Additionally, the chosen states are heavily religious; for example, more than half of Mississippi residents are members of the southern Baptist church. Because of this, the Human Rights Campaign refers to Mississippi, their target audience for the early stages of the All God's Children campaign, as being "the most religious state in America." Mississippi also has no statewide protects for LGBTQ people and, in 2014, passed a law allowing businesses to refuse services to LGBTQ people.

== Strategy ==
The "All God's Children" project included phone banking, TV commercials, banner ads, and "direct-mail" messages. The ad campaign featured testimonies from Christian parents of LGBTQ children, gay army veterans, and transgender students to appeal towards the religious community. The Mississippi campaign itself was expected to cost approximately $310,000, out of a total of $8.5 million including Alabama and Arkansas over the course of three years. The first television commercials aired in November 2014 in Mississippi, two days before a federal court hearing on a state law banning same-sex marriage.

== Response ==
The American Family Association of Mississippi issued a retaliatory statement in November [2014] arguing that the "[normalization of] homosexuality in the southern states" would not be acceptable to their program. Others argued that the campaign wouldn't be enough to change the hearts of "biblically literate Christians." Southern Protestants, especially those in the Southern Baptist Convention, have been alleged to be the most vehemently opposed to the expansion of LGBTQ protections in the south.

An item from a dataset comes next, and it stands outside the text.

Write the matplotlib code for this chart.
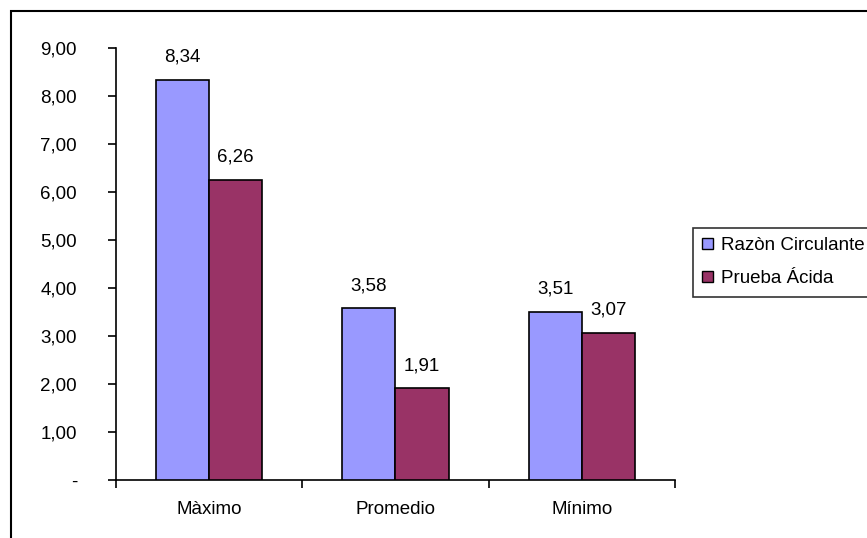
import matplotlib
matplotlib.use("Agg")
import matplotlib.pyplot as plt
from matplotlib.patches import Rectangle
import numpy as np

categories = ["Màximo", "Promedio", "Mínimo"]
series_names = ["Razòn Circulante", "Prueba Ácida"]
razon_circulante = [8.34, 3.58, 3.51]
prueba_acida = [6.26, 1.91, 3.07]
y_ticks = [0, 1, 2, 3, 4, 5, 6, 7, 8, 9]
y_tick_labels = ["-", "1,00", "2,00", "3,00", "4,00", "5,00", "6,00", "7,00", "8,00", "9,00"]

colors = ["#9999FF", "#993366"]

plt.rcParams["font.family"] = ["Liberation Sans", "DejaVu Sans"]
FS = 13.5
W, H = 867, 538
fig = plt.figure(figsize=(W / 100, H / 100), dpi=100)
fig.patch.set_facecolor("white")

# axes placement in pixels
left, right, top, bottom = 116, 675, 48, 480
ax = fig.add_axes([left / W, 1 - bottom / H, (right - left) / W, (bottom - top) / H])

x = np.arange(len(categories))
bw = 0.2857
for i, (vals, c, name) in enumerate(zip([razon_circulante, prueba_acida], colors, series_names)):
    offs = (i - 0.5) * bw
    ax.bar(x + offs, vals, width=bw, color=c, edgecolor="black", linewidth=1.2, label=name, zorder=3)
    for xi, v in zip(x + offs, vals):
        ax.annotate(f"{v:.2f}".replace(".", ","), (xi, v), xytext=(0, 10), textcoords="offset points",
                    ha="center", va="bottom", fontsize=FS)

ax.set_xlim(-0.5, len(categories) - 0.5)
ax.set_ylim(0, 9)
ax.set_yticks(y_ticks)
ax.set_yticklabels(y_tick_labels, fontsize=FS)
ax.set_xticks(x)
ax.set_xticklabels(categories, fontsize=FS)
ax.tick_params(axis="x", length=0, pad=15)
ax.set_xticks(np.arange(len(categories) + 1) - 0.5, minor=True)
ax.tick_params(axis="x", which="minor", length=6, width=1.2, direction="out")
ax.tick_params(axis="y", length=6, width=1.2, direction="out", pad=22)
for s in ["top", "right"]:
    ax.spines[s].set_visible(False)
for s in ["left", "bottom"]:
    ax.spines[s].set_linewidth(1.2)

leg = fig.legend(loc="upper left", bbox_to_anchor=(693 / W, 1 - 228 / H), frameon=True, fancybox=False,
                 edgecolor="black", fontsize=FS, handlelength=0.55, handleheight=0.55, handletextpad=0.45,
                 borderpad=0.5, labelspacing=0.85, borderaxespad=0)
leg.get_frame().set_linewidth(1.2)
for h in leg.legend_handles:
    h.set_edgecolor("black")
    h.set_linewidth(1.0)

# outer chart-area border
fig.add_artist(Rectangle((11 / W, -0.1), 1.2, 1 - 11 / H + 0.1, transform=fig.transFigure,
                         fill=False, edgecolor="black", linewidth=1.5))

fig.savefig("out.png", dpi=100)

One of the campaign's affiliates in Walton County, Georgia, came under heavy criticism from right-wing political commentators for having granted the custody of two boys to William and Zachary Zulock, a gay couple who, between 2019 and July 2022, repeatedly abused both children. Some of the commentators, including Charlie Kirk and Laura Ingraham, falsely and unfoundedly associated same-sex adoption with the Zulocks's crimes.